### [Direction]
Copy exactly, and only, the lines below from the first through the one containing "const arcs = d3.pie().sort(null).value(d", both included; pictures are omitted.
--- START ---
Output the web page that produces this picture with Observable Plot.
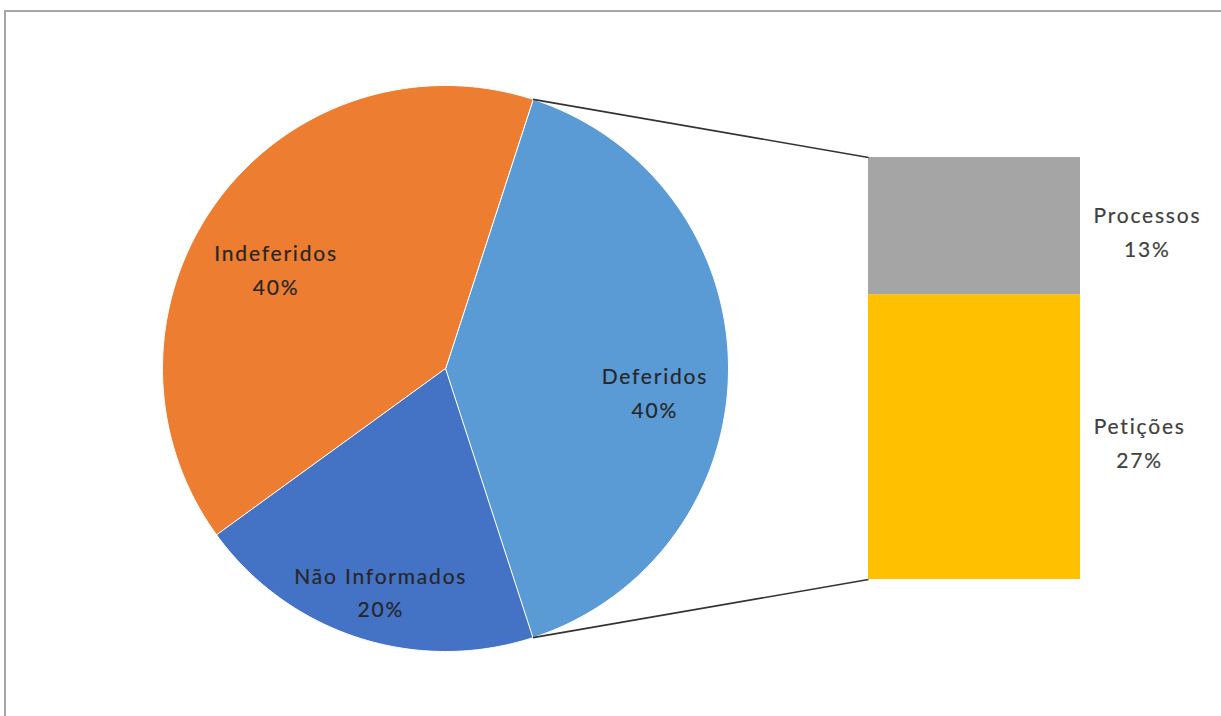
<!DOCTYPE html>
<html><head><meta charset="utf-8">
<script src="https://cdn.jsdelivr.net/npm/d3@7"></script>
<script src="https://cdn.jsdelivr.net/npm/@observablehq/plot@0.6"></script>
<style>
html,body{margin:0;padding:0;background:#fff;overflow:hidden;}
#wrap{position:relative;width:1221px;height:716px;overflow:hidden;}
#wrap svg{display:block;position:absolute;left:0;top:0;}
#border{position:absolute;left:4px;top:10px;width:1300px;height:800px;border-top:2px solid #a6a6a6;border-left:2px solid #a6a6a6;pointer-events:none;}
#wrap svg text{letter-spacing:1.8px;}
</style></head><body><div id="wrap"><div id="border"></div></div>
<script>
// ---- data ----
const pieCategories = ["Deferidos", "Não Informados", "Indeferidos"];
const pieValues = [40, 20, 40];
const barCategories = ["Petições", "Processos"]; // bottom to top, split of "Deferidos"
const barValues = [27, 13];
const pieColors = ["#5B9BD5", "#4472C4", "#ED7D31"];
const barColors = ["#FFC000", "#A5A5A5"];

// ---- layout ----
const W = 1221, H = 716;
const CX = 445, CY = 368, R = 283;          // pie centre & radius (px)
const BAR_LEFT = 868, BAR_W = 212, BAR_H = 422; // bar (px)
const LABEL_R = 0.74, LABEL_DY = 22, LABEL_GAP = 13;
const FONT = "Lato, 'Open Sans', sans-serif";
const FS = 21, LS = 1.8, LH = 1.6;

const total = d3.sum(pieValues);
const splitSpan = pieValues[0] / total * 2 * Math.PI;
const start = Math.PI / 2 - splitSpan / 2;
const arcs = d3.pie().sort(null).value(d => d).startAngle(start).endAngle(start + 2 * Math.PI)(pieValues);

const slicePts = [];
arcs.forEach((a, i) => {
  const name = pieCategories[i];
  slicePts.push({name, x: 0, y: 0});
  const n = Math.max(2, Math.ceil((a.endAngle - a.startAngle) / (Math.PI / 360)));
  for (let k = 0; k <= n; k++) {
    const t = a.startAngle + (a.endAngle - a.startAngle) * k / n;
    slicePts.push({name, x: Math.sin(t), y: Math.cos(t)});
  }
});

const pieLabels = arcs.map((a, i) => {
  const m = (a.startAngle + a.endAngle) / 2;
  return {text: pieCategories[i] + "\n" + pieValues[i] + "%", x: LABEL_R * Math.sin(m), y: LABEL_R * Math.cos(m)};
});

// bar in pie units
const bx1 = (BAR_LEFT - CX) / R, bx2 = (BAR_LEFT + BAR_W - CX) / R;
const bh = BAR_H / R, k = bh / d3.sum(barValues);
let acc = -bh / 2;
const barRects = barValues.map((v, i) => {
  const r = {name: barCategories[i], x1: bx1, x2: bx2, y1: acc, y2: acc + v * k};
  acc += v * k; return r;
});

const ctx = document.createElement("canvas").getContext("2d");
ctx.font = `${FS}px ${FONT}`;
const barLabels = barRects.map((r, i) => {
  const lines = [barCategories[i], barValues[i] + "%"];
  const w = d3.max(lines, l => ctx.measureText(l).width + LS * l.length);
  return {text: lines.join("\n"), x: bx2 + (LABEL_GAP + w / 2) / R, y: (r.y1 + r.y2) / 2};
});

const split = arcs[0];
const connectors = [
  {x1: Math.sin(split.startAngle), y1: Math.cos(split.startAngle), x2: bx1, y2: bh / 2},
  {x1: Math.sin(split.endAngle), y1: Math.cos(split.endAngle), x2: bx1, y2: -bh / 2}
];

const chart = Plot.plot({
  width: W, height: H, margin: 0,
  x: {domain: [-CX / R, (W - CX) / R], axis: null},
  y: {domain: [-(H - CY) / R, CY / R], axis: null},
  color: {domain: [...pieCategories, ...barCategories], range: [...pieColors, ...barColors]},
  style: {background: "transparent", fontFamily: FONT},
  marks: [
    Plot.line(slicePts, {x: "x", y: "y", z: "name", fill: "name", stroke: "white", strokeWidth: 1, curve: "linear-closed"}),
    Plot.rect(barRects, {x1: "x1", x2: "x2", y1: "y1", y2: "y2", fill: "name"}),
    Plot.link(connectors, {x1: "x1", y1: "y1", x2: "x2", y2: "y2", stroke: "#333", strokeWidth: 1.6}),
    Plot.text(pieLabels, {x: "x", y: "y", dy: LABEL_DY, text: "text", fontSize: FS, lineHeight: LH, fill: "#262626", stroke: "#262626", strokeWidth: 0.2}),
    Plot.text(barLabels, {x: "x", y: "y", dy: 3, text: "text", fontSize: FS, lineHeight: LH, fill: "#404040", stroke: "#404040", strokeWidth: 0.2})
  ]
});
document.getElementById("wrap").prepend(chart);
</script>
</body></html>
--- END ---
### [Exercise output]
Output the web page that produces this picture with Observable Plot.
<!DOCTYPE html>
<html><head><meta charset="utf-8">
<script src="https://cdn.jsdelivr.net/npm/d3@7"></script>
<script src="https://cdn.jsdelivr.net/npm/@observablehq/plot@0.6"></script>
<style>
html,body{margin:0;padding:0;background:#fff;overflow:hidden;}
#wrap{position:relative;width:1221px;height:716px;overflow:hidden;}
#wrap svg{display:block;position:absolute;left:0;top:0;}
#border{position:absolute;left:4px;top:10px;width:1300px;height:800px;border-top:2px solid #a6a6a6;border-left:2px solid #a6a6a6;pointer-events:none;}
#wrap svg text{letter-spacing:1.8px;}
</style></head><body><div id="wrap"><div id="border"></div></div>
<script>
// ---- data ----
const pieCategories = ["Deferidos", "Não Informados", "Indeferidos"];
const pieValues = [40, 20, 40];
const barCategories = ["Petições", "Processos"]; // bottom to top, split of "Deferidos"
const barValues = [27, 13];
const pieColors = ["#5B9BD5", "#4472C4", "#ED7D31"];
const barColors = ["#FFC000", "#A5A5A5"];

// ---- layout ----
const W = 1221, H = 716;
const CX = 445, CY = 368, R = 283;          // pie centre & radius (px)
const BAR_LEFT = 868, BAR_W = 212, BAR_H = 422; // bar (px)
const LABEL_R = 0.74, LABEL_DY = 22, LABEL_GAP = 13;
const FONT = "Lato, 'Open Sans', sans-serif";
const FS = 21, LS = 1.8, LH = 1.6;

const total = d3.sum(pieValues);
const splitSpan = pieValues[0] / total * 2 * Math.PI;
const start = Math.PI / 2 - splitSpan / 2;
const arcs = d3.pie().sort(null).value(d => d).startAngle(start).endAngle(start + 2 * Math.PI)(pieValues);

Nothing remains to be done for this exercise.